Then this year Federal in conjunction with Savage introduced the .224 Valkyrie: Federal developed the cartridge, and Savage developed the AR platform for it. The cartridge was developed around a Sierra 90 grain MatchKing bullet with velocities around 2700 FPS. Savage, for their part, developed an AR rifle with a 1:7 rate of twist to maximize the heavier weight bullets and literally, over night, fans of .22 caliber have two now calibers top choose from that are capable over reaching distances unheard of previously in a .22 caliber. Nosler originally developed the .22 Nosler for their bolt action rifles, and at present the .224 Valkyrie is only available in the Savage AR platform. Still, these are two flat shooting cartridges that suddenly and substantially increase the range of a .22 caliber bullet. With ranges that can easily reach 1000 yards and remain supersonic at that range is something previously unheard in a .22 caliber. And, both the .22 Nosler and .224 Valkyrie do so with the same recoil as the .223 Remington.

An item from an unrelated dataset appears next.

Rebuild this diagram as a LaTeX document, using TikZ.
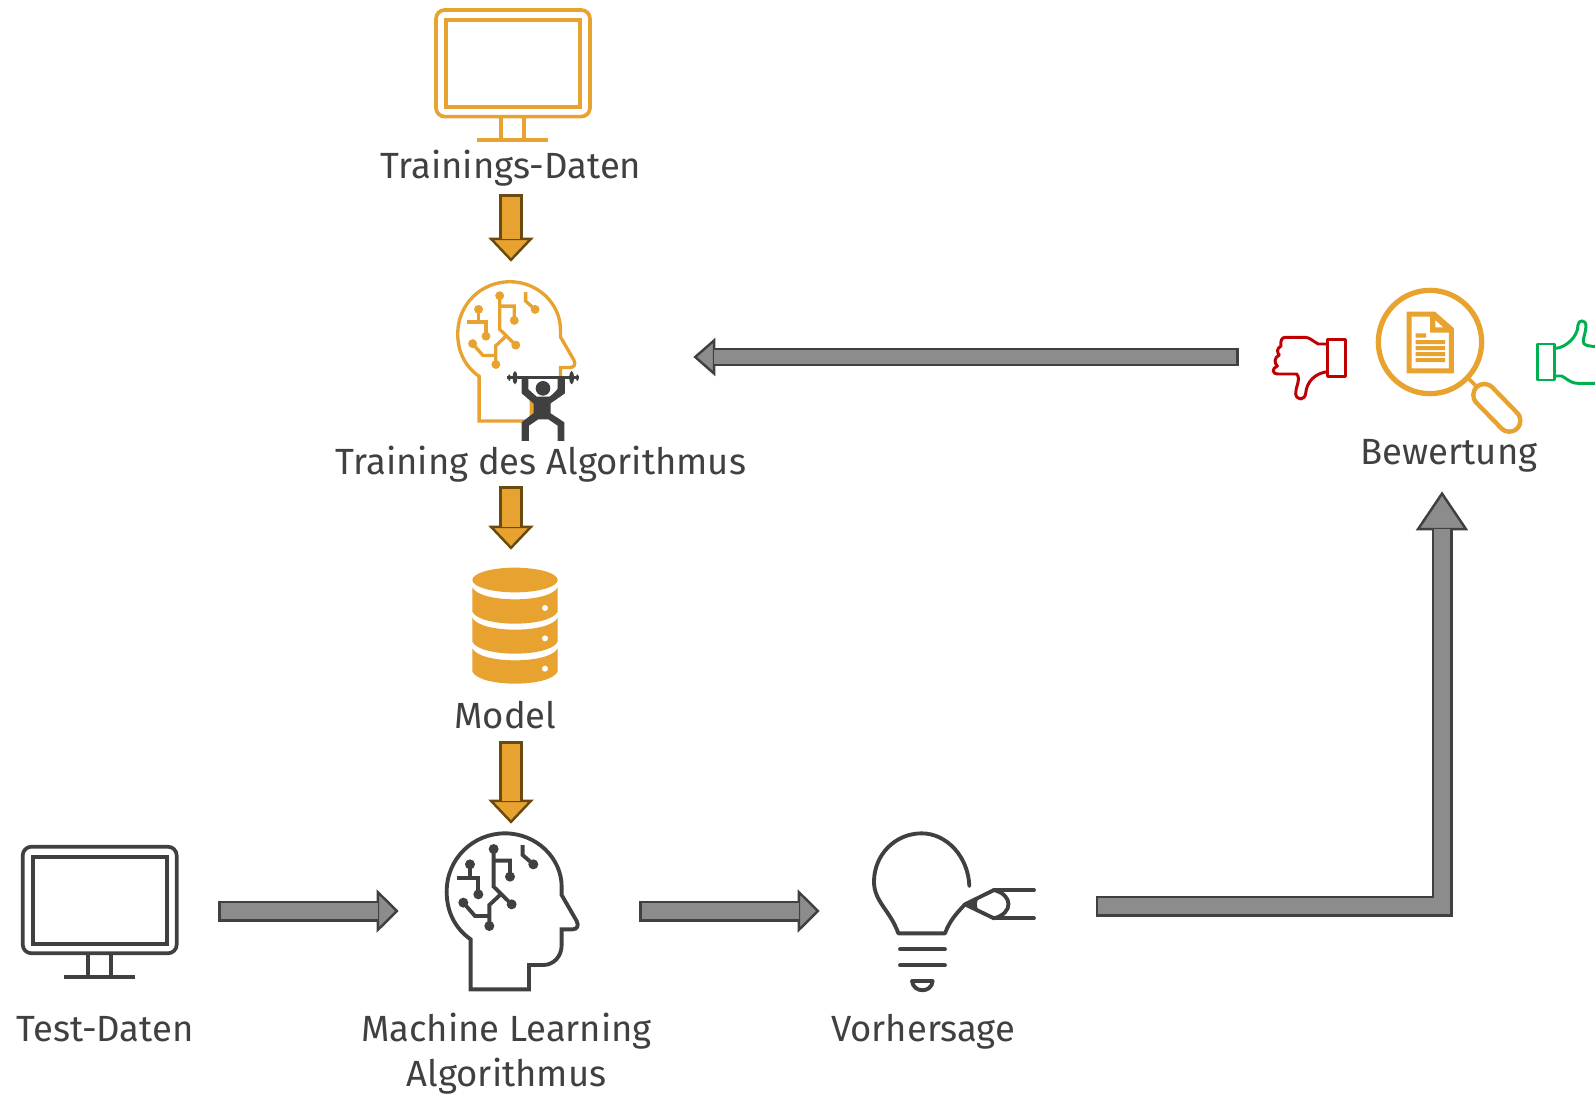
\documentclass[tikz,border=0pt]{standalone}
\usepackage{fontspec}
\setmainfont{Fira Sans}
\usetikzlibrary{arrows.meta}
\definecolor{iconorange}{HTML}{E8A22F}
\definecolor{icondark}{HTML}{404040}
\definecolor{arrowgrey}{HTML}{8C8C8C}
\definecolor{arrowbrown}{HTML}{6B4A10}
\definecolor{thumbred}{HTML}{C00000}
\definecolor{thumbgreen}{HTML}{00B050}
\tikzstyle{textlabel} = [inner sep=0pt, anchor=base, text height=0.5cm, text depth=0.18cm, text=icondark, font=\fontsize{20.75pt}{24pt}\selectfont]
\tikzstyle{iconbox} = [inner sep=0pt, minimum size=0pt]
\tikzset{
  greyblock/.style n args={5}{draw=icondark, line width=#3, line join=miter,
    shorten <=#1, shorten >=#2, -{Triangle[length=#4,width=#5,line width=1.4pt,color=icondark,fill=arrowgrey]},
    postaction={draw=arrowgrey, arrows=-, line width=#3-2.8pt, shorten <=#1+1.4pt, shorten >=#2+#4-1pt}},
  orangeblock/.style 2 args={draw=arrowbrown, line width=0.47cm,
    shorten <=#1, shorten >=#2, -{Triangle[length=0.48cm,width=0.9cm,line width=1.4pt,color=arrowbrown,fill=iconorange]},
    postaction={draw=iconorange, arrows=-, line width=0.47cm-2.8pt, shorten <=#1+1.4pt, shorten >=#2+0.48cm-1pt}},
  monitor/.pic={
    \draw[rounded corners=5pt] (0,0) rectangle (154,106.6);
    \draw (10,10) rectangle (144,97.3);
    \draw (65.3,106.6) -- (65.3,130) (88.3,106.6) -- (88.3,130) (41.3,130) -- (112.3,130);
  },
  brainhead/.pic={
    \draw[line join=miter] (152,508) -- (152,358) .. controls (105,325) and (80,275) .. (80,215)
      .. controls (80,115) and (160,40) .. (255,40) .. controls (350,40) and (425,115) .. (425,200)
      -- (425,225) -- (470,303) .. controls (478,318) and (470,328) .. (458,328) -- (425,328) -- (425,375)
      .. controls (425,410) and (400,435) .. (370,435) -- (327,435) -- (327,508) -- cycle;
    \draw (221,87) -- (221,200) -- (275,253) (221,122) -- (270,122) -- (270,170);
    \draw (308,75) -- (308,105) -- (340,133);
    \draw (150,133) -- (150,175) (112,175) -- (175,175) -- (175,223);
    \draw (130,248) -- (165,288) -- (208,288) -- (208,318) (208,288) -- (208,255) -- (240,225);
    \foreach \dotx/\doty in {221/87, 275/253, 270/170, 340/133, 150/133, 175/223, 130/248, 208/318}
      \fill (\dotx,\doty) circle (15);
  }
}

\begin{document}
\begin{tikzpicture}[x=0.02cm, y=-0.02cm]

        \useasboundingbox (0,0) rectangle (1595,1093);

        % icons
        \pic[draw=iconorange, fill=none, line width=2.1pt] at (436,10) {monitor};
        \pic[icondark, line width=2.1pt] at (22.7,846.7) {monitor};

        \pic[iconorange, line width=1.9pt, scale=0.2977] at (433.9,269.8) {brainhead};
        \pic[icondark, line width=2.2pt, scale=0.3333] at (420,820) {brainhead};

        % lifter
        \begin{scope}[shift={(420,260)}, scale=0.3333, icondark]
            \fill (262,348) rectangle (478,357);
            \fill (285,353) ellipse (7 and 20) (455,353) ellipse (7 and 20) (268,353) ellipse (4 and 10) (472,353) ellipse (4 and 10);
            \fill (369,385) circle (22);
            \fill (305,352) -- (325,352) -- (325,388) -- (350,410) -- (390,410) -- (413,388) -- (413,352) -- (435,352) -- (435,400) -- (392,430) -- (392,460) -- (433,487) -- (433,543) -- (413,543) -- (413,497) -- (385,478) -- (355,478) -- (327,497) -- (327,543) -- (305,543) -- (305,487) -- (340,460) -- (340,430) -- (305,400) -- cycle;
        \end{scope}

        % database
        \begin{scope}[shift={(450,550)}, scale=0.3333, iconorange]
            \fill (195,90) ellipse (128 and 37);
            \fill (67,112) .. controls (90,160) and (300,160) .. (323,112) -- (323,185) .. controls (300,233) and (90,233) .. (67,185) -- cycle;
            \fill (67,203) .. controls (90,251) and (300,251) .. (323,203) -- (323,275) .. controls (300,323) and (90,323) .. (67,275) -- cycle;
            \fill (67,295) .. controls (90,343) and (300,343) .. (323,295) -- (323,365) .. controls (300,413) and (90,413) .. (67,365) -- cycle;
            \fill[white] (285,174) circle (9) (285,265) circle (9) (285,356) circle (9);
        \end{scope}

        % bulb
        \begin{scope}[shift={(850,820)}, scale=0.3333, icondark, line width=2.2pt, line cap=round, line join=round]
            \draw (358,198) .. controls (355,110) and (290,40) .. (215,40) .. controls (135,40) and (72,105) .. (72,185)
                .. controls (72,245) and (120,270) .. (145,340) -- (285,340) .. controls (300,300) and (320,280) .. (345,253);
            \draw (345,253) -- (432,210) .. controls (490,225) and (490,280) .. (432,295) -- cycle;
            \fill (345,253) -- (388,231) .. controls (378,245) and (378,262) .. (388,274) -- cycle;
            \draw (432,210) -- (552,210) (432,295) -- (552,295);
            \draw (150,388) -- (285,388) (150,436) -- (285,436);
            \draw (186,483) -- (248,483) .. controls (245,520) and (190,520) .. (186,483) -- cycle;
        \end{scope}

        % thumbs and magnifier
        \begin{scope}[shift={(1250,270)}, scale=0.3333, line width=1.7pt]
            \draw[thumbred, line join=round] (232,208) rectangle (285,320);
            \draw[thumbred, line join=round] (232,222) -- (205,222) .. controls (190,215) and (180,202) .. (165,202) -- (105,202)
                .. controls (95,202) and (90,215) .. (93,228) .. controls (78,235) and (82,250) .. (88,255)
                .. controls (72,262) and (72,280) .. (82,288) .. controls (65,295) and (65,312) .. (85,312) -- (140,312)
                .. controls (155,330) and (135,350) .. (137,372) .. controls (140,392) and (165,392) .. (167,370)
                .. controls (170,335) and (195,310) .. (232,305);
            \draw[thumbgreen, line join=round] (862,222) rectangle (915,330);
            \draw[thumbgreen, line join=round] (915,235) .. controls (945,235) and (985,200) .. (984,165)
                .. controls (985,148) and (1008,148) .. (1008,168) .. controls (1008,185) and (1000,200) .. (1000,215)
                .. controls (1000,225) and (1010,228) .. (1040,230);
            \draw[thumbgreen, line join=round] (915,318) -- (935,318) .. controls (950,325) and (960,340) .. (985,340) -- (1040,340);
            \draw[iconorange, line width=3pt] (540,216) circle (155);
            \draw[iconorange, line width=2.2pt] (655,325) -- (680,350);
            \draw[iconorange, line width=15.1pt, line cap=round] (703,375) -- (778,452);
            \draw[white, line width=9.9pt, line cap=round] (703,375) -- (778,452);
            \fill[iconorange, even odd rule] (470,125) -- (555,125) -- (612,175) -- (612,310) -- (470,310) -- cycle
                (485,140) -- (540,140) -- (540,188) -- (597,188) -- (597,295) -- (485,295) -- cycle
                (556,150) -- (580,172) -- (556,172) -- cycle;
            \fill[iconorange] (497,190) rectangle (528,203) (497,210) rectangle (585,222) (497,228) rectangle (585,240)
                (497,246) rectangle (585,258) (497,264) rectangle (585,276);
        \end{scope}

        % names for the icons
        \node (monitortest) [iconbox, minimum width=3.14cm, minimum height=2.72cm] at (99.5,911) {};
        \node (headtrain) [iconbox, minimum width=2.4cm, minimum height=3.8cm] at (511,357) {};
        \node (headml) [iconbox, minimum width=2.68cm, minimum height=3.12cm] at (511,911) {};
        \node (database) [iconbox, minimum width=1.8cm, minimum height=2.4cm] at (511,628) {};
        \node (bulb) [iconbox, minimum width=3.2cm, minimum height=3.2cm] at (954,906) {};
        \node (thumbdown) [iconbox, minimum width=1.48cm, minimum height=1.4cm] at (1309,357) {};

        % labels
        \node (labeltraindata) [textlabel] at (511,178) {Trainings-Daten};
        \node (labeltraining) [textlabel] at (541,474) {Training des Algorithmus};
        \node (labelmodel) [textlabel] at (505.5,728) {Model};
        \node (labeltest) [textlabel] at (105,1041) {Test-Daten};
        \node (labelml) [textlabel] at (506.5,1041) {Machine Learning};
        \node (labelml2) [textlabel] at (506.5,1086) {Algorithmus};
        \node (labelpredict) [textlabel] at (923,1041) {Vorhersage};
        \node (labeleval) [textlabel] at (1449,464) {Bewertung};

        % arrows
        \draw[orangeblock={0.14cm}{0cm}] (labeltraindata.south) -- (headtrain.north);
        \draw[orangeblock={0.06cm}{0.36cm}] (labeltraining.south -| headtrain.south) -- (database.north);
        \draw[orangeblock={0.08cm}{0.18cm}] (labelmodel.south -| headml.north) -- (headml.north);

        \draw[greyblock={0.8cm}{0.9cm}{0.42cm}{0.44cm}{0.86cm}] (monitortest.east) -- (headml.west);
        \draw[greyblock={1.22cm}{1.08cm}{0.42cm}{0.44cm}{0.86cm}] (headml.east) -- (headml.east -| bulb.west);
        \draw[greyblock={1.23cm}{0.36cm}{0.42cm}{0.78cm}{1.04cm}] (bulb.east) -| ([xshift=-0.14cm]labeleval.south);
        \draw[greyblock={0.66cm}{2.44cm}{0.36cm}{0.44cm}{0.76cm}] (thumbdown.west) -- (headtrain.east);

    \end{tikzpicture}
\end{document}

At present for the reloader the heavier bullets available the two new cartridges are limited to match grade bullets, therefore not for use on deer size game, but for those that want to reach out a touch a coyote, they are the perfect cartridge. Federal is producing a 90 grain Fusion bullet in their factory loads that they state is suitable for deer sized game, but the bullets are not yet available for those that want to load their own. Still, both Nosler and Federal are taking my .22 caliber to all new distances.

I spoke with a good friend of mine that makes custom rifles the other day, and the tools are available to cut a chamber for the .224 Valkyrie, and as we talked I could see a new custom bolt action rifle in that cartridge following me home one day…..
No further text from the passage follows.